Over the past few months, the Korean government has been pressured to look into the water quality of the nation’s four largest rivers as bryozoans were found to have formed colonies after the river refurbishment project started in late 2008.
Amid a series of allegations raised by environmental protection advocates, the Ministry of Environment has launched a full-fledged probe into the rivers ― the Hangang, Geumgang, Yeongsangang and Nakdonggang ― to investigate the emergence of bryozoans, known as moss animals.
The Ministry of Environment announced Tuesday that it would “resolve needless misunderstanding and debates by carrying out a probe on the animal from July to November.” The ministry also said it plans to review cases in foreign countries.
Before the probe, the ministry clarified that there have been no reports from the academic community, which has warned of the moss animals’ toxicity. A moss animal is a 0.5- to 1-millimeter-long aquatic invertebrate that generally lives in brackish water.

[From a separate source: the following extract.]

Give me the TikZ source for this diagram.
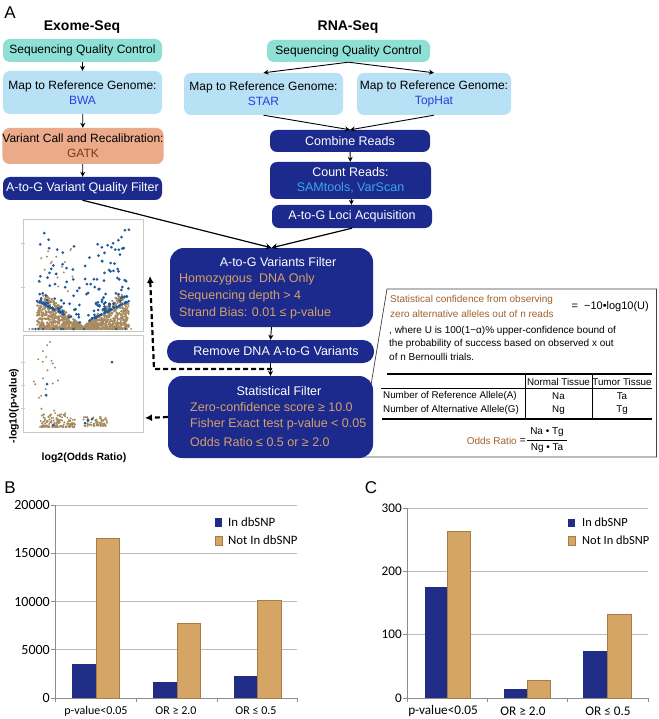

“Though pundits have shown little concern, the government aims to prevent needless debates from spreading further and calm down public worries,” it said in a statement.
Before the unveiling of its investigation, the ministry took the tentative stance that the species lived not only in contaminated areas but also in clean water. It also argued that that the moss animal was not harmful to humans.
The basic debate began with the advocates’ claim that detection of the moss animal means that some regions of the rivers are contaminated.
“Accordingly, apart from the toxicity of the moss animal, the government should focus its probe more on the water quality,” said a spokesman for the Incheon unit of the Korean Federation for Environment Movement.
He said the government should verify whether bryozoans are really found also in clean water as it stated in its earlier remarks.
Environmental advocates say that bryozoans do not usually inhabit flowing water. As the water flow has been slowed by the refurbishment project, they appear to have flourished in various regions along the four major rivers, according to the advocates.
Meanwhile, some conservatives say that the debate should not be politicized, alleging that some advocates are trying to tarnish the image of the refurbishment project led by the administration of former President Lee Myung-bak.
Oh Se-ho, a director of the state-run K-water, said it was necessary for the media to refrain from fostering concern among the public.
“The worries should be based on scientific research and overseas cases,” he wrote in a contribution to a newspaper. He claimed that the moss animals do not form colonies in contaminated water, citing theses from some universities.
A government official said he echoed the view among liberals that “the Lee administration’s controversial four rivers project, which struggled to gain full backing from politicians and environmentalists, is estimated to have greatly benefited the wallets of builders involved.”
However, he stressed that issues involving the water quality should be determined through scientific research.